◆ RECORDED INFORMATION ◆
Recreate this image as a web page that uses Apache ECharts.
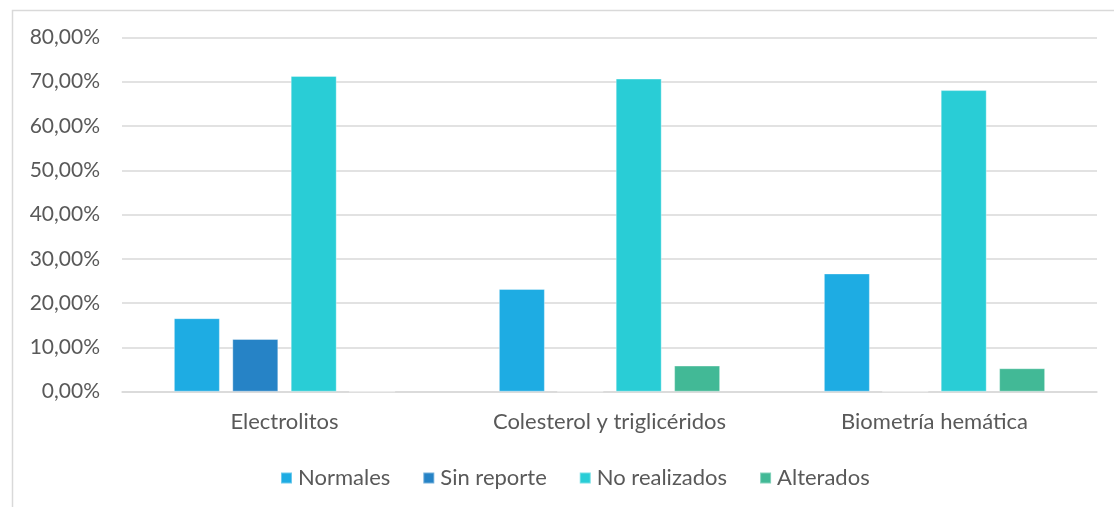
<!DOCTYPE html>
<html>
<head>
<meta charset="utf-8">
<script src="https://cdn.jsdelivr.net/npm/echarts@6/dist/echarts.min.js"></script>
<style>
html,body{margin:0;padding:0;background:#fff;}
#c{width:1114px;height:507px;}
</style>
</head>
<body>
<div id="c"></div>
<script>
const categories = ['Electrolitos', 'Colesterol y triglicéridos', 'Biometría hemática'];
const seriesNames = ['Normales', 'Sin reporte', 'No realizados', 'Alterados'];
const normales = [16.6, 23.2, 26.7];
const sinReporte = [11.9, 0, 0];
const noRealizados = [71.3, 70.7, 68.1];
const alterados = [0, 5.9, 5.3];
const yTicks = [0, 10, 20, 30, 40, 50, 60, 70, 80];

const colors = ['#1eace3', '#2683c6', '#29cdd6', '#42b996'];
const font = 'Lato, "Open Sans", sans-serif';
const values = [normales, sinReporte, noRealizados, alterados];

const chart = echarts.init(document.getElementById('c'));
chart.setOption({
  animation: false,
  color: colors,
  graphic: [{
    type: 'rect', left: 10, top: 8, silent: true,
    shape: { x: 0, y: 0, width: 1200, height: 600 },
    style: { fill: 'none', stroke: '#d9d9d9', lineWidth: 1.5 }
  }],
  grid: { left: 122, right: 17, top: 37.4, bottom: 115.3, containLabel: false },
  legend: {
    left: 275, top: 462,
    itemWidth: 11, itemHeight: 11, itemGap: 32,
    icon: 'rect',
    textStyle: { fontFamily: font, fontSize: 22, color: '#595959', padding: [0, 0, 0, 1] },
    data: seriesNames
  },
  xAxis: {
    type: 'category', data: categories,
    axisLine: { lineStyle: { color: '#d9d9d9', width: 1.5 } },
    axisTick: { show: false },
    axisLabel: { fontFamily: font, fontSize: 22, color: '#595959', margin: 19 }
  },
  yAxis: {
    type: 'value', min: yTicks[0], max: yTicks[yTicks.length - 1], interval: 10,
    axisLine: { show: false }, axisTick: { show: false },
    splitLine: { lineStyle: { color: '#d9d9d9', width: 1.5 } },
    axisLabel: {
      fontFamily: font, fontSize: 21, color: '#595959', margin: 22,
      formatter: v => v.toFixed(2).replace('.', ',') + '%'
    }
  },
  series: seriesNames.map((n, i) => ({
    name: n, type: 'bar', data: values[i],
    barWidth: 46, barGap: '27%',
    itemStyle: { color: colors[i], borderColor: 'rgba(255,255,255,0.35)', borderWidth: 1 }
  }))
});
</script>
</body>
</html>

◆ WHAT THE TASK REQUIRES ◆
Reproduce the material above from its first line through the line containing "const values = [normales, sinReporte, noRealizados, alterados];", both ends included, and skip every picture.

◆ SOLUTION FOR THIS TASK ◆
Recreate this image as a web page that uses Apache ECharts.
<!DOCTYPE html>
<html>
<head>
<meta charset="utf-8">
<script src="https://cdn.jsdelivr.net/npm/echarts@6/dist/echarts.min.js"></script>
<style>
html,body{margin:0;padding:0;background:#fff;}
#c{width:1114px;height:507px;}
</style>
</head>
<body>
<div id="c"></div>
<script>
const categories = ['Electrolitos', 'Colesterol y triglicéridos', 'Biometría hemática'];
const seriesNames = ['Normales', 'Sin reporte', 'No realizados', 'Alterados'];
const normales = [16.6, 23.2, 26.7];
const sinReporte = [11.9, 0, 0];
const noRealizados = [71.3, 70.7, 68.1];
const alterados = [0, 5.9, 5.3];
const yTicks = [0, 10, 20, 30, 40, 50, 60, 70, 80];

const colors = ['#1eace3', '#2683c6', '#29cdd6', '#42b996'];
const font = 'Lato, "Open Sans", sans-serif';
const values = [normales, sinReporte, noRealizados, alterados];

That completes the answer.